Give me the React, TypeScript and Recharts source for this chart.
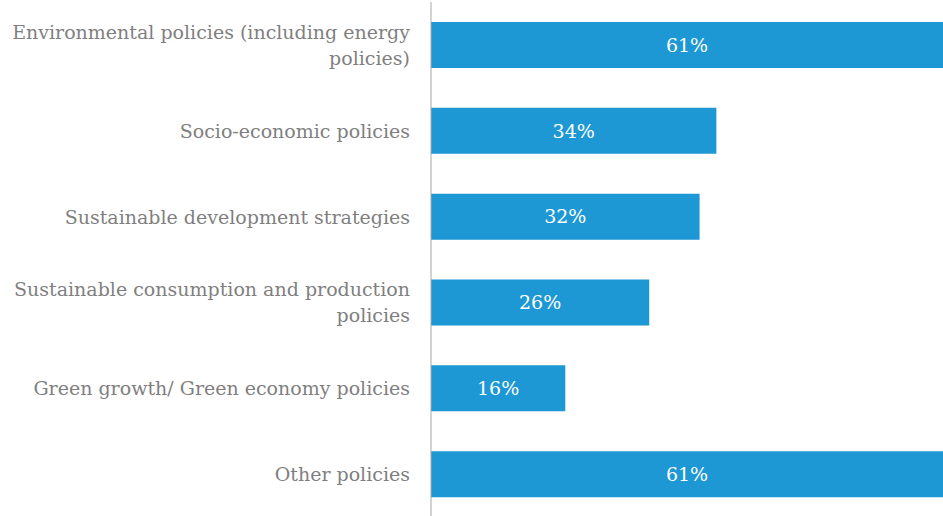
import React from 'react';
import { BarChart, Bar, XAxis, YAxis, LabelList } from 'recharts';

const categories = [
  'Environmental policies (including energy\npolicies)',
  'Socio-economic policies',
  'Sustainable development strategies',
  'Sustainable consumption and production\npolicies',
  'Green growth/ Green economy policies',
  'Other policies',
];

const shares = [61, 34, 32, 26, 16, 61];

const data = categories.map((name, i) => ({ name, value: shares[i] }));

const FONT = '"DejaVu Serif", serif';

const CategoryTick = (props: any) => {
  const { x, y, payload } = props;
  const lines: string[] = String(payload.value).split('\n');
  const lineHeight = 26;
  const startY = y - ((lines.length - 1) * lineHeight) / 2;
  return (
    <text
      x={x}
      y={startY}
      textAnchor="end"
      fill="#7f7f7f"
      fontSize={19}
      fontFamily={FONT}
    >
      {lines.map((line, i) => (
        <tspan key={i} x={x} dy={i === 0 ? 7 : lineHeight}>
          {line}
        </tspan>
      ))}
    </text>
  );
};

export default function App() {
  return (
    <div style={{ position: 'absolute', left: 0, top: 0, background: '#fff' }}>
      <BarChart
        width={943}
        height={516}
        data={data}
        layout="vertical"
        margin={{ top: 2, right: 0, bottom: -1, left: 0 }}
        barSize={46}
      >
        <XAxis type="number" domain={[0, 61]} hide />
        <YAxis
          type="category"
          dataKey="name"
          width={431}
          axisLine={{ stroke: '#a6a6a6', strokeWidth: 1 }}
          tickLine={false}
          tickSize={0}
          tickMargin={21}
          tick={<CategoryTick />}
          interval={0}
        />
        <Bar dataKey="value" fill="#1d98d4" isAnimationActive={false}>
          <LabelList
            dataKey="value"
            position="center"
            formatter={(v: any) => `${v}%`}
            fill="#ffffff"
            fontSize={19}
            fontFamily={FONT}
          />
        </Bar>
      </BarChart>
    </div>
  );
}
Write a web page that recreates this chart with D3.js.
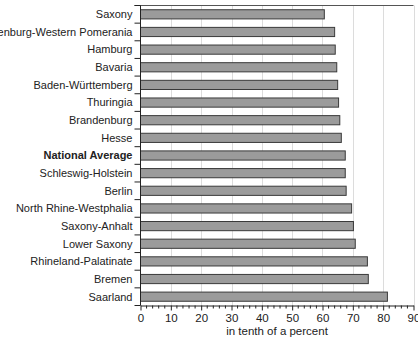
+===+
> _Direction_
Return a copy of every line that includes the word "this".

> _Problem solution_
Give me the React, TypeScript and Recharts source for this chart.
Write a web page that recreates this chart with D3.js.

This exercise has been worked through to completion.